MIGRATION
Theaters
Illumination, the animation studio behind the Despicable Me, Minions, and Sing series of films (and also this year's blockbuster smash The Super Mario Bros. Movie), has hatched its best piece of kid-friendly entertainment yet with the high-flying Migration. As silly as it is warm-hearted, this charming bit of fancy tickled my funny bone and strummed a couple of heartstrings at the same time.
Mallard family patriarch Mack (voiced by Kumail Nanjiani) has never flown south for the winter. He and his family — mom Pam (Elizabeth Banks), son Dax (Caspar Jennings), and daughter Gwen (Tresi Gazal) — have remained in their secluded pond and never ventured farther than the trees lining its shores. But when a flock of fellow ducks takes a quick break to float upon their waters, Pam, Dax, and Gwen are inspired to go on a great Jamaican adventure, and Mack is going to have to overcome his fear of the outside world if he's going to lead them there.
Acclaimed filmmaker Mike White (HBO's The White Lotus, Brad's Status), working from an original story he conceived with the film's director Benjamin Renner (Ernest & Celestine), wrote the screenplay, and it shows. There is a delicate nimbleness to the story's construction that's surprising. As ridiculous as some of the gags may be, they are delivered with subtle sincerity, and the character-driven core at the center of the narrative is endearingly strong.
White utilizes several road-trip tropes to make sure things remain on a familiar course throughout, but because the Mallards are such a splendidly developed family, that's nothing more than an airborne speed bump. It's easy to fall in love with every member of the clan, including the cranky Uncle Dan, splendidly voiced by a perfectly cast Danny DeVito. It also allows White to fly off on absurd, goofily loopy tangents that somehow still maintain a level of comical believability that viewers of all ages (but especially the youngest ones) will crow about.

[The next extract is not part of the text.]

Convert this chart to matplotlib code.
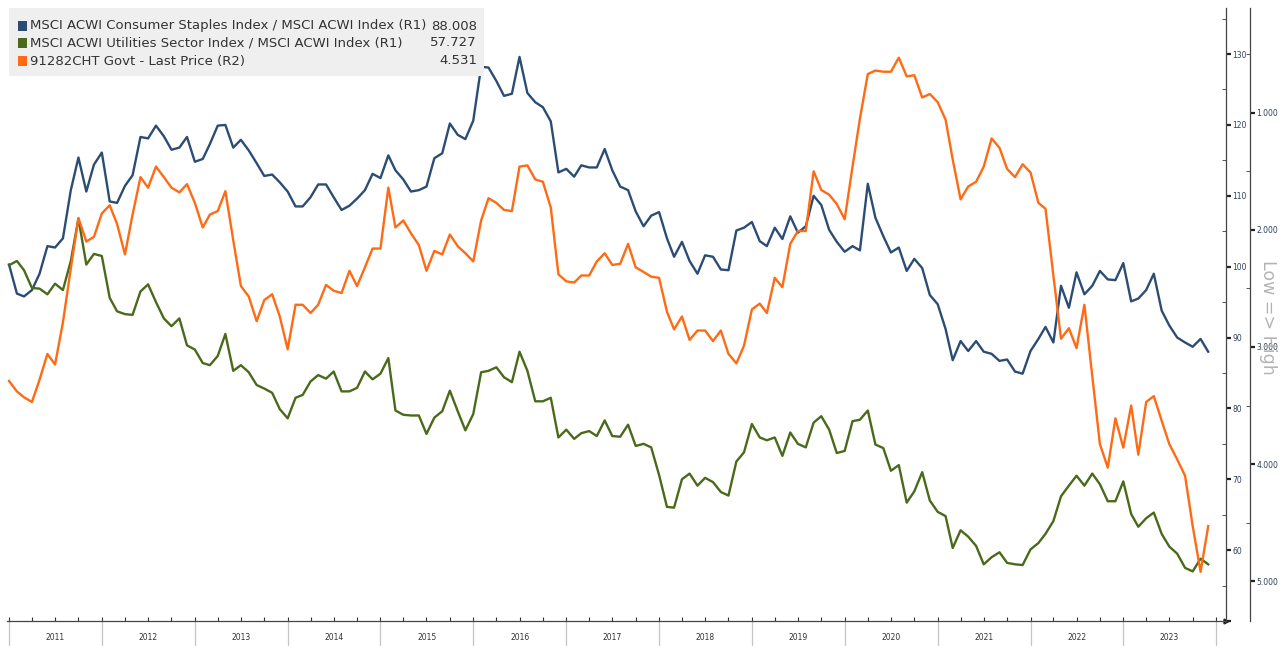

A couple of superb set pieces stand out above the rest. The first involves the Mallards coming into close contact with a pair of elderly herons, one of whom is voiced by screen legend Carol Kane. The whole sequence is eerily amusing, feeling in some ways as if it were inspired by Disney's 1949 classic short The Legend of Sleepy Hollow or the more unsettlingly beguiling moments from Don Bluth's 1982 gem The Secret of NIMH. Spectacularly animated and dynamically overseen by Renner and his co-director Guylo Homsy, this rain-drenched segment is an unexpected wonder.
The other memorable bit involves a utopian duck farm the Mallards — now joined by a Jamaican parrot named Delroy (Keegan-Michael Key) that they saved from the clutches of a power-mad New York chef — land in for a brief break. It's a Six Flags—like amusement park for the fowl-minded, and Dax and Gwen in particular are thrilled to take advantage of its unhealthily gluttonous pleasures.
This brief sojourn into unforeseen danger is coincidentally reminiscent of Aardman's big holiday sequel, Chicken Run: Dawn of the Nugget, currently streaming on Netflix. But where that story entirely revolves around the idea of a poultry farm masquerading as a feather-friendly Shangri-La, White's screenplay just makes a brief pit stop there.
What's shocking is that I found this iteration of the idea to be the far more successful. It's less forced and more emotionally genuine, and Migration does more with the idea in less than 15 minutes than Dawn of the Nugget does in a little over an hour.
Ultimately, I think what I liked most was this film's happy-go-lucky simplicity. White doesn't needlessly complicate things. Most of the jokes land for kids and adults equally. The Mallards are impossible to dislike. The supporting players don't overstay their welcome. The ending stuck its landing and brought a well-deserved smile to my face.
That being the case, I ask you: how could I not enjoy myself? Migration is delightful.